• Supplied material
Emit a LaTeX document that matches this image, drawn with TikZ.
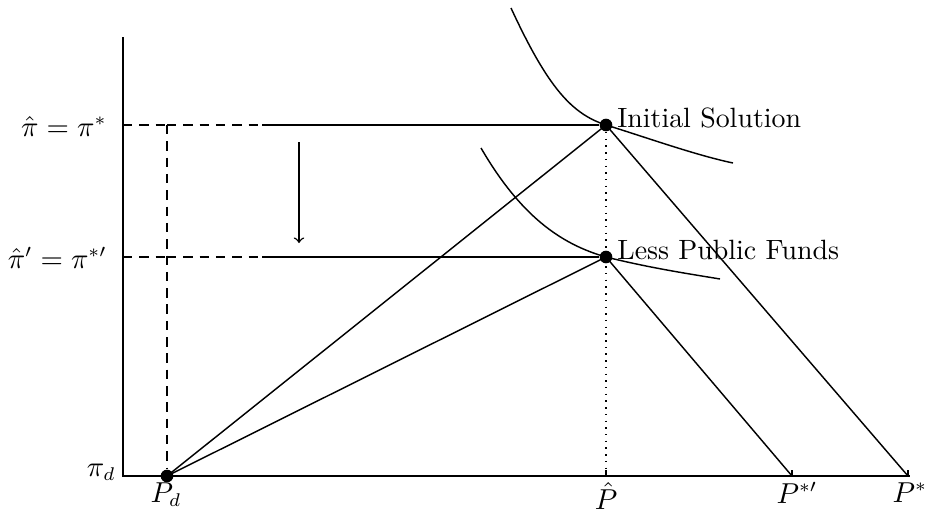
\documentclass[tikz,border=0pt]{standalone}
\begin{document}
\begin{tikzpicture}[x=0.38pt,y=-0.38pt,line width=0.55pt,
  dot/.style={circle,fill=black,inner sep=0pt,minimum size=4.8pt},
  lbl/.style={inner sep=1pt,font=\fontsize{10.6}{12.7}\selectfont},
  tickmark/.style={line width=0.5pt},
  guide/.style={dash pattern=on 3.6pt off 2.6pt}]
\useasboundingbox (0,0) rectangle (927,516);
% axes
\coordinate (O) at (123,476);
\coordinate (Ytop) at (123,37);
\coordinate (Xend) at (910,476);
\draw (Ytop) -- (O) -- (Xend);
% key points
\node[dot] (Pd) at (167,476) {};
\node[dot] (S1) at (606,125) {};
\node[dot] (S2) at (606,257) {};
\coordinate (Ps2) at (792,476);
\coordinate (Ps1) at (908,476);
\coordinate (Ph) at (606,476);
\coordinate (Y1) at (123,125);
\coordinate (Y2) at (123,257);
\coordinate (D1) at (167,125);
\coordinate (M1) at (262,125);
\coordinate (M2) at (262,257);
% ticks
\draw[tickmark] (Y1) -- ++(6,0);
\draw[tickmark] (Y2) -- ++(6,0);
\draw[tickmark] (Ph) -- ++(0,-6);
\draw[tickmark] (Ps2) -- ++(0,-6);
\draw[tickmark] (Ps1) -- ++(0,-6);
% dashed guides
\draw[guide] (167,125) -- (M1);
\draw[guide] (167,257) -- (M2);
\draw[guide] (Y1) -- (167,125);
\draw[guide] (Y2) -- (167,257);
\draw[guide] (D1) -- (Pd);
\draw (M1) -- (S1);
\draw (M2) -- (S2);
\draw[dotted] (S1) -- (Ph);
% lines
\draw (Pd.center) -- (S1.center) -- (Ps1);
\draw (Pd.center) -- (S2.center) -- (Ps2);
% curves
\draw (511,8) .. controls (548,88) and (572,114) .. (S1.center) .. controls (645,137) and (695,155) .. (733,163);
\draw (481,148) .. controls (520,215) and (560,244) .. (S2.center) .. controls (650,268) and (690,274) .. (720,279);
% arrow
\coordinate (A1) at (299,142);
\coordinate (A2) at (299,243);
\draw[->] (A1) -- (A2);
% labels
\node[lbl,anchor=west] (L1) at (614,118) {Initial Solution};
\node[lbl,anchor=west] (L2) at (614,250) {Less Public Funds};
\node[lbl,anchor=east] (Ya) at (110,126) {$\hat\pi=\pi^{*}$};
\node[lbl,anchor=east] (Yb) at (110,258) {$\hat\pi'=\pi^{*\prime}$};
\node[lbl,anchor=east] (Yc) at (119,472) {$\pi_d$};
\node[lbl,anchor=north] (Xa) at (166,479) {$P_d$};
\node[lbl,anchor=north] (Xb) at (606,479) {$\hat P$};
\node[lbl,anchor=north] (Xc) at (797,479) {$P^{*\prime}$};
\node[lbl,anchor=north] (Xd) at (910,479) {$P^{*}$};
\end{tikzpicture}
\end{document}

• What to work on
Write out again every line above exactly as given; the pictures do not belong in the copy.

• Solution below
Emit a LaTeX document that matches this image, drawn with TikZ.
\documentclass[tikz,border=0pt]{standalone}
\begin{document}
\begin{tikzpicture}[x=0.38pt,y=-0.38pt,line width=0.55pt,
  dot/.style={circle,fill=black,inner sep=0pt,minimum size=4.8pt},
  lbl/.style={inner sep=1pt,font=\fontsize{10.6}{12.7}\selectfont},
  tickmark/.style={line width=0.5pt},
  guide/.style={dash pattern=on 3.6pt off 2.6pt}]
\useasboundingbox (0,0) rectangle (927,516);
% axes
\coordinate (O) at (123,476);
\coordinate (Ytop) at (123,37);
\coordinate (Xend) at (910,476);
\draw (Ytop) -- (O) -- (Xend);
% key points
\node[dot] (Pd) at (167,476) {};
\node[dot] (S1) at (606,125) {};
\node[dot] (S2) at (606,257) {};
\coordinate (Ps2) at (792,476);
\coordinate (Ps1) at (908,476);
\coordinate (Ph) at (606,476);
\coordinate (Y1) at (123,125);
\coordinate (Y2) at (123,257);
\coordinate (D1) at (167,125);
\coordinate (M1) at (262,125);
\coordinate (M2) at (262,257);
% ticks
\draw[tickmark] (Y1) -- ++(6,0);
\draw[tickmark] (Y2) -- ++(6,0);
\draw[tickmark] (Ph) -- ++(0,-6);
\draw[tickmark] (Ps2) -- ++(0,-6);
\draw[tickmark] (Ps1) -- ++(0,-6);
% dashed guides
\draw[guide] (167,125) -- (M1);
\draw[guide] (167,257) -- (M2);
\draw[guide] (Y1) -- (167,125);
\draw[guide] (Y2) -- (167,257);
\draw[guide] (D1) -- (Pd);
\draw (M1) -- (S1);
\draw (M2) -- (S2);
\draw[dotted] (S1) -- (Ph);
% lines
\draw (Pd.center) -- (S1.center) -- (Ps1);
\draw (Pd.center) -- (S2.center) -- (Ps2);
% curves
\draw (511,8) .. controls (548,88) and (572,114) .. (S1.center) .. controls (645,137) and (695,155) .. (733,163);
\draw (481,148) .. controls (520,215) and (560,244) .. (S2.center) .. controls (650,268) and (690,274) .. (720,279);
% arrow
\coordinate (A1) at (299,142);
\coordinate (A2) at (299,243);
\draw[->] (A1) -- (A2);
% labels
\node[lbl,anchor=west] (L1) at (614,118) {Initial Solution};
\node[lbl,anchor=west] (L2) at (614,250) {Less Public Funds};
\node[lbl,anchor=east] (Ya) at (110,126) {$\hat\pi=\pi^{*}$};
\node[lbl,anchor=east] (Yb) at (110,258) {$\hat\pi'=\pi^{*\prime}$};
\node[lbl,anchor=east] (Yc) at (119,472) {$\pi_d$};
\node[lbl,anchor=north] (Xa) at (166,479) {$P_d$};
\node[lbl,anchor=north] (Xb) at (606,479) {$\hat P$};
\node[lbl,anchor=north] (Xc) at (797,479) {$P^{*\prime}$};
\node[lbl,anchor=north] (Xd) at (910,479) {$P^{*}$};
\end{tikzpicture}
\end{document}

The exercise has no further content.